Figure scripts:
=====
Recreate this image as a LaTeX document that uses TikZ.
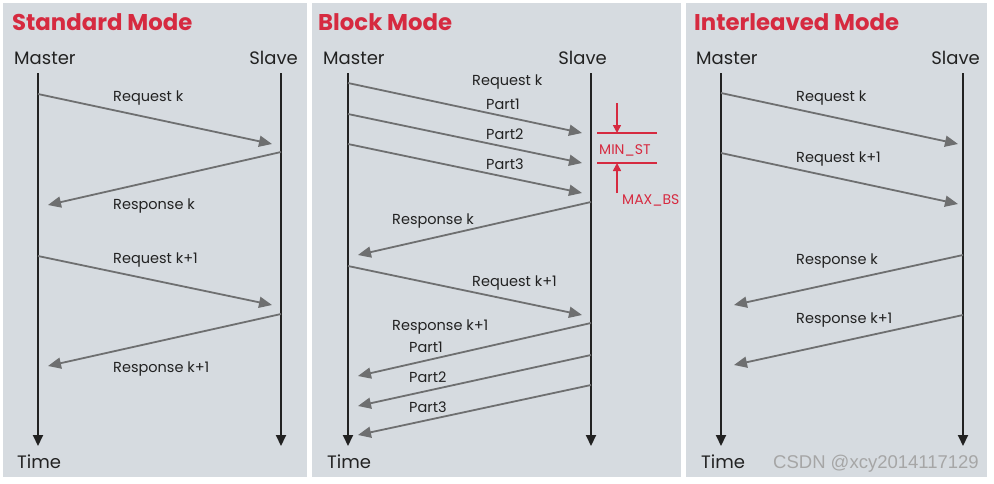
\documentclass[tikz,border=0pt]{standalone}
\usepackage{fontspec}
\setmainfont{Poppins}
\setsansfont{Liberation Sans}
\usetikzlibrary{arrows.meta}
\definecolor{panelgray}{HTML}{D6DBE0}
\definecolor{modered}{HTML}{D62A40}
\definecolor{msggray}{HTML}{6E6F70}
\definecolor{inkblack}{HTML}{222222}
\tikzset{
  panel/.style={fill=panelgray,draw=none},
  modetitle/.style={anchor=base west,inner sep=0pt,text=modered,font=\fontsize{22.8}{23}\selectfont\bfseries},
  role/.style={inner sep=0pt,text=inkblack,font=\fontsize{18}{18}\selectfont},
  lifeline/.style={draw=inkblack,line width=2pt,-{Triangle[length=11pt,width=10pt]}},
  msg/.style={draw=msggray,line width=1.8pt,-{Triangle[length=13pt,width=11pt]}},
  msglabel/.style={anchor=base west,inner sep=0pt,text=inkblack,font=\fontsize{14.5}{14.5}\selectfont},
  redmark/.style={draw=modered,line width=1.6pt},
  redlabel/.style={anchor=base west,inner sep=0pt,text=modered,font=\fontsize{14}{14}\selectfont},
}
\begin{document}
\begin{tikzpicture}[x=1pt,y=-1pt]
\useasboundingbox (0,0) rectangle (994,483);
% panels
\fill[panel] (3,3) rectangle (307,477);
\fill[panel] (312,3) rectangle (681,477);
\fill[panel] (686,3) rectangle (987,477);
% titles
\node[modetitle] (std) at (12,30) {Standard Mode};
\node[modetitle] (blk) at (318,30) {Block Mode};
\node[modetitle] (itl) at (694,30) {Interleaved Mode};
% master / slave / time, one set per panel
\foreach \p/\mt/\m/\s/\st/\tt in {1/14/38/281/298/17, 2/323/348/591/607/327, 3/696/721/963/980/701}{
  \node[role,anchor=base west] (master\p) at (\mt,64) {Master};
  \node[role,anchor=base east] (slave\p) at (\st,64) {Slave};
  \node[role,anchor=base west] (time\p) at (\tt,468) {Time};
  \coordinate (mtop\p) at (\m,73); \coordinate (mbot\p) at (\m,446);
  \coordinate (stop\p) at (\s,73); \coordinate (sbot\p) at (\s,446);
  \draw[lifeline] (mtop\p) -- (mbot\p);
  \draw[lifeline] (stop\p) -- (sbot\p);
}
% messages
\foreach \n/\xa/\ya/\xb/\yb in {
  a1/38/94/272/144, a2/281/152/48/205, a3/38/256/272/305, a4/281/314/48/366,
  b1/348/83/582/133, b2/348/114/582/163, b3/348/144/582/193, b4/591/202/358/255,
  b5/348/266/582/315, b6/591/323/358/376, b7/591/355/358/406, b8/591/385/358/435,
  c1/721/93/958/144, c2/721/153/958/204, c3/963/255/734/305, c4/963/315/734/365}{
  \coordinate (from\n) at (\xa,\ya); \coordinate (to\n) at (\xb,\yb);
  \draw[msg] (from\n) -- (to\n);
}
% message labels
\foreach \n/\x/\y/\t in {
  a1/113/101/Request k, a2/113/209/Response k, a3/113/263/Request k+1, a4/113/372/Response k+1,
  b1/472/85/Request k, b2/486/109/Part1, b3/486/139/Part2, b4/486/169/Part3,
  b5/392/224/Response k, b6/472/286/Request k+1, b7/392/330/Response k+1,
  b8/409/352/Part1, b9/409/382/Part2, b10/409/412/Part3,
  c1/796/101/Request k, c2/796/162/Request k+1, c3/796/264/Response k, c4/796/323/Response k+1}
  \node[msglabel] (lbl\n) at (\x,\y) {\t};
% MIN_ST / MAX_BS marks
\coordinate (stl) at (597,133); \coordinate (str) at (657,133);
\coordinate (bsl) at (597,163); \coordinate (bsr) at (657,163);
\draw[redmark] (stl) -- (str);
\draw[redmark] (bsl) -- (bsr);
\coordinate (stin) at (617,103); \coordinate (bsin) at (617,193);
\draw[redmark,-{Triangle[length=8pt,width=8pt]}] (stin) -- (617,133);
\draw[redmark,-{Triangle[length=8pt,width=8pt]}] (bsin) -- (617,163);
\node[redlabel] (minst) at (599,154) {MIN\_ST};
\node[redlabel] (maxbs) at (622,204) {MAX\_BS};
% watermark
\node[anchor=base west,inner sep=0pt,text=black!35,font=\sffamily\fontsize{18.5}{18.5}\selectfont] (wm) at (773,468) {CSDN @xcy2014117129};
\end{tikzpicture}
\end{document}
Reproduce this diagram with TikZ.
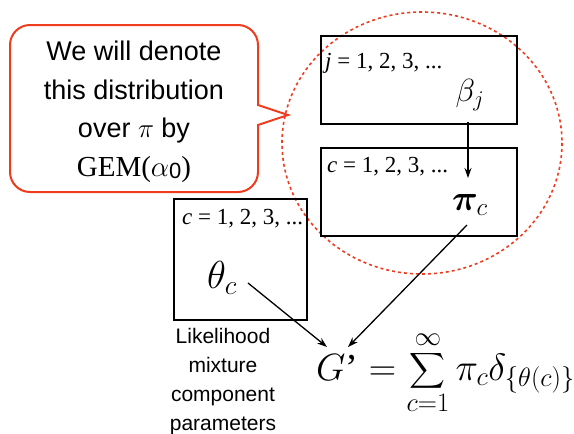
\RequirePackage{fix-cm}
\documentclass[tikz,border=0pt]{standalone}
\usepackage{amsmath,bm}
\usepackage{fontspec}
\setmainfont{Liberation Serif}
\newfontfamily\arialfont{Liberation Sans}
\usetikzlibrary{arrows.meta}
\definecolor{calloutred}{RGB}{240,60,30}
\tikzset{
  plate/.style={draw=black,line width=1.6pt},
  platelabel/.style={anchor=base west,inner sep=0pt,font=\fontsize{23}{26}\selectfont},
  var/.style={inner sep=0pt,font=\fontsize{32}{36}\selectfont},
  link/.style={draw=black,line width=1.3pt,-{Stealth[length=10pt,width=7pt]}},
}
\begin{document}
\begin{tikzpicture}[x=1pt,y=-1pt]
\useasboundingbox (0,0) rectangle (574,434);
% dashed ellipse
\draw[calloutred,line width=1.6pt,dash pattern=on 3pt off 3pt] (422,143) ellipse [x radius=140,y radius=131];
% callout
\draw[calloutred,line width=2pt,fill=white] (288,115) -- (258,105) [rounded corners=20]-- (258,25) -- (10,25) -- (10,192) -- (258,192) [sharp corners]-- (258,125) -- cycle;
\node[align=center,inner sep=0pt,font=\arialfont\fontsize{27}{38.5}\selectfont] (callout) at (134,112)
  {We will denote\\this distribution\\over $\pi$ by\\{\rmfamily\fontsize{29}{38.5}\selectfont GEM($\alpha$\raisebox{-2pt}{\arialfont\fontsize{22}{24}\selectfont 0})}};
% plates
\draw[plate] (321,36) rectangle (517,124);
\draw[plate] (321,148) rectangle (517,236);
\draw[plate] (174,199) rectangle (307,320);
\node[platelabel] (jlab) at (325,68) {\textit{j} = 1, 2, 3, ...};
\node[platelabel] (clab1) at (327,172) {\textit{c} = 1, 2, 3, ...};
\node[platelabel] (clab2) at (182,224) {\textit{c} = 1, 2, 3, ...};
\node[var] (beta) at (470,95) {$\beta_j$};
\node[var,font=\fontsize{36}{40}\selectfont] (pic) at (470,205) {$\bm{\pi}_c$};
\node[var,font=\fontsize{39}{44}\selectfont] (theta) at (222,278) {$\theta_c$};
% formula
\node[anchor=base west,inner sep=0pt,font=\fontsize{38}{44}\selectfont] (G) at (316,380)
  {$\displaystyle G\text{’} = \sum_{c=1}^{\infty} \pi_c \delta_{\{\theta(c)\}}$};
\coordinate (Gl) at (327,347);
\coordinate (Gr) at (348,347);
\coordinate (betaend) at (468,122);
\coordinate (pitop) at (468,178);
\coordinate (thetaend) at (248,283);
\coordinate (piend) at (467,225);
\draw[link] (betaend) -- (pitop);
\draw[link] (thetaend) -- (Gl);
\draw[link] (piend) -- (Gr);
% caption
\node[align=center,inner sep=0pt,font=\arialfont\fontsize{21}{29}\selectfont] (cap) at (223,382)
  {Likelihood\\mixture\\component\\parameters};
\end{tikzpicture}
\end{document}
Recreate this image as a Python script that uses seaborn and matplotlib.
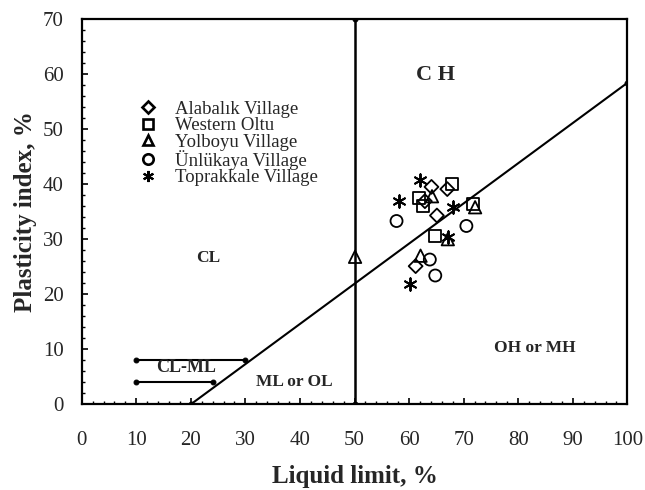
import matplotlib
matplotlib.use("Agg")
import matplotlib.pyplot as plt
from matplotlib.lines import Line2D
from matplotlib.ticker import MultipleLocator
import seaborn as sns
import pandas as pd

# ---- data ----
sites = ["Alabalık Village", "Western Oltu", "Yolboyu Village", "Ünlükaya Village", "Toprakkale Village"]
alabalik_ll = [67.0, 64.1, 62.9, 65.1, 61.2]
alabalik_pi = [39.1, 39.5, 36.9, 34.3, 25.1]
oltu_ll = [67.8, 61.8, 62.6, 71.8, 64.8]
oltu_pi = [40.1, 37.4, 36.1, 36.4, 30.5]
yolboyu_ll = [64.2, 72.1, 67.1, 62.1, 50.1]
yolboyu_pi = [37.8, 35.8, 30.0, 27.0, 26.8]
unlukaya_ll = [57.7, 70.5, 63.8, 64.8]
unlukaya_pi = [33.3, 32.4, 26.3, 23.4]
toprakkale_ll = [62.0, 58.1, 68.1, 67.1, 60.1]
toprakkale_pi = [40.8, 36.9, 35.9, 30.4, 21.9]

aline_ll = [20, 100]
aline_pi = [0, 58.4]
uline_ll = [50, 50]
uline_pi = [0, 70]
clml_top_ll = [10, 30]
clml_top_pi = [8, 8]
clml_bot_ll = [10, 24]
clml_bot_pi = [4, 4]

x_ticks = list(range(0, 101, 10))
y_ticks = list(range(0, 71, 10))

frames = []
for name, ll, pi in zip(sites,
                        [alabalik_ll, oltu_ll, yolboyu_ll, unlukaya_ll, toprakkale_ll],
                        [alabalik_pi, oltu_pi, yolboyu_pi, unlukaya_pi, toprakkale_pi]):
    frames.append(pd.DataFrame({"LL": ll, "PI": pi, "site": name}))
df = pd.concat(frames, ignore_index=True)

markers = {
    "Alabalık Village": "D",
    "Western Oltu": "s",
    "Yolboyu Village": "^",
    "Ünlükaya Village": "o",
    "Toprakkale Village": (6, 2, 0),
}
msizes = {
    "Alabalık Village": 50,
    "Western Oltu": 75,
    "Yolboyu Village": 80,
    "Ünlükaya Village": 75,
    "Toprakkale Village": 80,
}

sns.set_style("ticks")
plt.rcParams["font.family"] = ["Liberation Serif", "DejaVu Serif"]

fig = plt.figure(figsize=(6.45, 4.9), dpi=100)
ax = fig.add_axes([0.1267, 0.1749, 0.8459, 0.7863])

# reference lines
line_kw = dict(ax=ax, color="black", marker="o", ms=3.5, mec="black",
               estimator=None, errorbar=None, sort=False, legend=False)
sns.lineplot(x=aline_ll, y=aline_pi, lw=1.5, **line_kw)
sns.lineplot(x=uline_ll, y=uline_pi, lw=1.8, **line_kw)
sns.lineplot(x=clml_top_ll, y=clml_top_pi, lw=1.5, **line_kw)
sns.lineplot(x=clml_bot_ll, y=clml_bot_pi, lw=1.5, **line_kw)

for name in sites:
    sub = df[df["site"] == name]
    m = markers[name]
    if isinstance(m, tuple):
        sns.scatterplot(data=sub, x="LL", y="PI", ax=ax, marker=m, color="black",
                        s=msizes[name], linewidth=1.4, legend=False, zorder=5)
    else:
        sns.scatterplot(data=sub, x="LL", y="PI", ax=ax, marker=m, facecolor="none",
                        edgecolor="black", s=msizes[name], linewidth=1.3, legend=False, zorder=5)

ax.set_xlim(0, 100)
ax.set_ylim(0, 70)
ax.set_xticks(x_ticks)
ax.set_yticks(y_ticks)
ax.xaxis.set_minor_locator(MultipleLocator(2))
ax.yaxis.set_minor_locator(MultipleLocator(2))
ax.tick_params(axis="both", which="major", direction="in", length=4, width=1.2, labelsize=15, color="black")
ax.tick_params(axis="both", which="minor", direction="in", length=2.5, width=1.0, color="black")
ax.tick_params(axis="x", which="major", pad=19)
ax.tick_params(axis="y", which="major", pad=13)
for sp in ax.spines.values():
    sp.set_visible(True)
    sp.set_linewidth(1.6)
    sp.set_color("black")

ax.set_xlabel("Liquid limit, %", fontsize=18, fontweight="bold", labelpad=11)
ax.set_ylabel("Plasticity index, %", fontsize=18, fontweight="bold", labelpad=4)

# zone labels
ax.text(64.9, 59.8, "C H", fontsize=16, fontweight="bold", ha="center", va="center")
ax.text(23.1, 26.6, "CL", fontsize=12.5, fontweight="bold", ha="center", va="center")
ax.text(19.1, 6.7, "CL-ML", fontsize=13, fontweight="bold", ha="center", va="center")
ax.text(38.9, 4.1, "ML or OL", fontsize=12.5, fontweight="bold", ha="center", va="center")
ax.text(83.1, 10.2, "OH or MH", fontsize=12.5, fontweight="bold", ha="center", va="center")

handles = []
for name in sites:
    m = markers[name]
    if isinstance(m, tuple):
        h = Line2D([], [], ls="none", marker=m, color="black", ms=8, mew=1.5)
    else:
        h = Line2D([], [], ls="none", marker=m, mfc="none", mec="black", ms=7.5 if m != "D" else 6.5, mew=1.9)
    handles.append(h)
leg = ax.legend(handles, sites, loc="upper left", bbox_to_anchor=(0.101, 0.788), frameon=False,
                fontsize=13.5, labelspacing=-0.04, handletextpad=0.84, handlelength=1.2,
                borderpad=0, borderaxespad=0)

fig.savefig("out.png", dpi=100)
=====
→ **WHAT YOU HAVE TO DO**:
Reproduce, word for word, only the lines in the records above from the line with "Recreate this image as a Python" through the line with "import pandas as pd", including both ends; omit the pictures.

→ **EXERCISE OUTPUT**:
Recreate this image as a Python script that uses seaborn and matplotlib.
import matplotlib
matplotlib.use("Agg")
import matplotlib.pyplot as plt
from matplotlib.lines import Line2D
from matplotlib.ticker import MultipleLocator
import seaborn as sns
import pandas as pd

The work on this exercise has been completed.